His daughters were excited about their participation in the event.
“We got to learn about our language and how to Pow Wow dance which was exciting. It felt good to meet new people and it was fun to be able to play with new friends,” commented Nakia while her sister Mahdabiin explained, “This gathering is different from what we do in school and anywhere else. We get to learn about culture and our language and have lots of fun at the same time”
The planning and organization of the gathering involved many people.
“I want to thank our Elders for coming to support our gathering and all of us here are so grateful to our chaperones who keep things organized and care day and night for our children during this event. Without these key individuals it would not be possible to host our gathering,” explained Faye Naveau.

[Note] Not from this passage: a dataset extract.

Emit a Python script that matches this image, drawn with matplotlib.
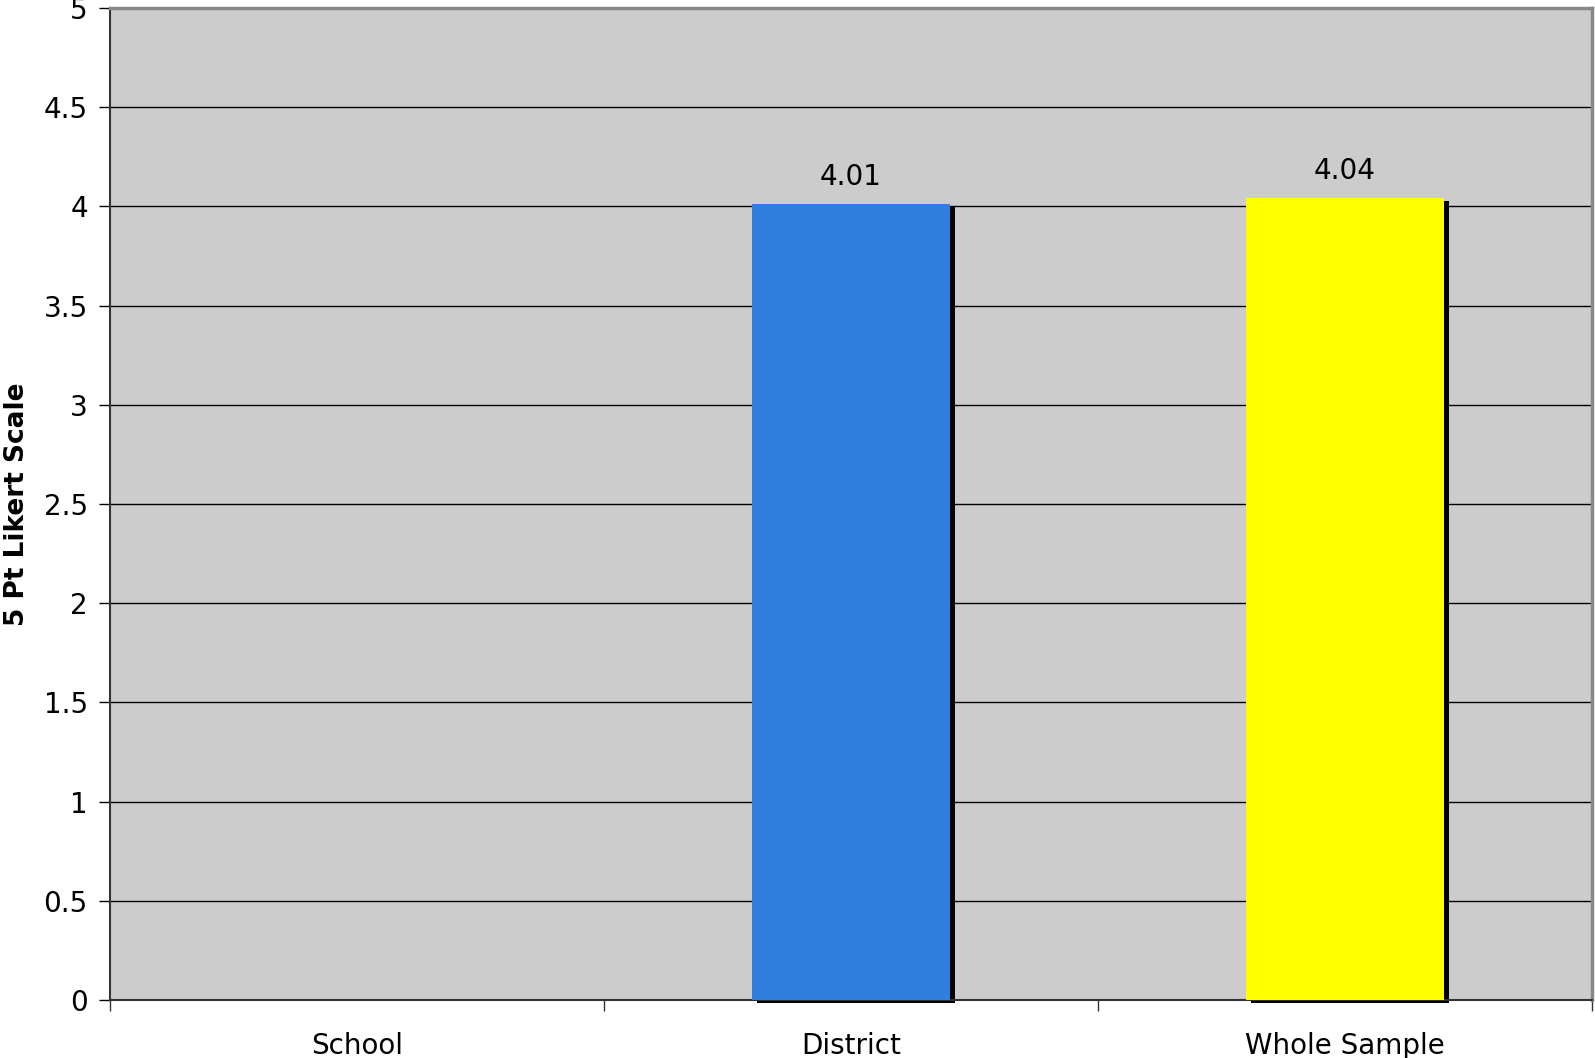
import matplotlib
matplotlib.use('Agg')
import matplotlib.pyplot as plt
import matplotlib.transforms as mtransforms
import numpy as np

categories = ['School', 'District', 'Whole Sample']
values = [np.nan, 4.01, 4.04]
colors = ['#2e7fe0', '#2e7fe0', '#ffff00']
yticks = [0, 0.5, 1, 1.5, 2, 2.5, 3, 3.5, 4, 4.5, 5]

fig = plt.figure(figsize=(15.95, 10.58), dpi=100)
ax = fig.add_axes([110 / 1595, 58 / 1058, 1482 / 1595, 992 / 1058])
ax.set_facecolor('#cccccc')

x = np.arange(len(categories))
ax.set_xlim(-0.5, len(categories) - 0.5)
ax.set_ylim(0, 5)

# grid lines
for yy in yticks[1:]:
    ax.axhline(yy, color='black', linewidth=1.0, zorder=1)

# shadow bars
shadow = mtransforms.offset_copy(ax.transData, fig=fig, x=5, y=-3, units='dots')
ax.bar(x, values, width=0.4, color='black', transform=shadow, zorder=2, clip_on=False)
ax.bar(x, values, width=0.4, color=colors, zorder=3)

for xx, vv in zip(x, values):
    if np.isnan(vv):
        continue
    ax.text(xx, vv + 0.07, '%.2f' % vv, ha='center', va='bottom', fontsize=20, zorder=4)

ax.set_yticks(yticks)
ax.set_yticklabels(['0', '0.5', '1', '1.5', '2', '2.5', '3', '3.5', '4', '4.5', '5'])
ax.set_xticks(x)
ax.set_xticklabels(categories)
ax.set_xticks(np.arange(len(categories) + 1) - 0.5, minor=True)
ax.tick_params(axis='x', which='major', length=0, labelsize=20, pad=23)
ax.tick_params(axis='x', which='minor', length=8, width=1, color='#333333')
ax.tick_params(axis='y', length=8, width=1, labelsize=20, pad=8)

ax.set_ylabel('5 Pt Likert Scale', fontsize=19, fontweight='bold', labelpad=10)

ax.spines['left'].set_color('#333333')
ax.spines['left'].set_linewidth(1.5)
ax.spines['bottom'].set_color('#333333')
ax.spines['bottom'].set_linewidth(1.5)
ax.spines['top'].set_color('#888888')
ax.spines['top'].set_linewidth(2.5)
ax.spines['right'].set_color('#888888')
ax.spines['right'].set_linewidth(2.5)

plt.savefig('out.png', dpi=100)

Jean Lemieux, Wabun Health Director pointed out that Wabun Tribal Council Health Department and additional education funding made the gathering possible.
“I want to give my thanks to all of our Wabun Chiefs and our Executive Director, Jason Batise for their continued support of what has become a long standing and very successful youth gathering. It gives me great satisfaction to see that every year new participants come along while our older youth graduate on to the senior gathering. I meet young men and women now that are furthering their education and becoming part of the workplace and I am reminded of the years they spent returning to our gathering to learn life skills and the traditional and cultural teachings,” commented Lemieux.
The youngsters enjoyed beach time at Hershey Lake and bubble soccer fun at the Mountjoy Historical Participark in Timmins. The traditional female drum and singing group, Northern White Moon Singers, Brunswick House FN, led by Samantha McWatch held regular performances during the week. A big drum performance was also held with singers Nathan Naveau, Mark Carpenter and Gabriel Whiteduck.
This event was made possible through the vision and dream of Wabun Elder Thomas Saunders of Brunswick House First Nation who lobbied for a youth gathering. Sadly, he passed on before his dream came to be but his legacy lives on.
Wabun Tribal Council is a regional territorial organization which represents the six First Nation communities of Beaverhouse, Brunswick House, Chapleau Ojibwe, Flying Post, Matachewan and Mattagami in Northeastern Ontario and it is directed by its respective Chiefs.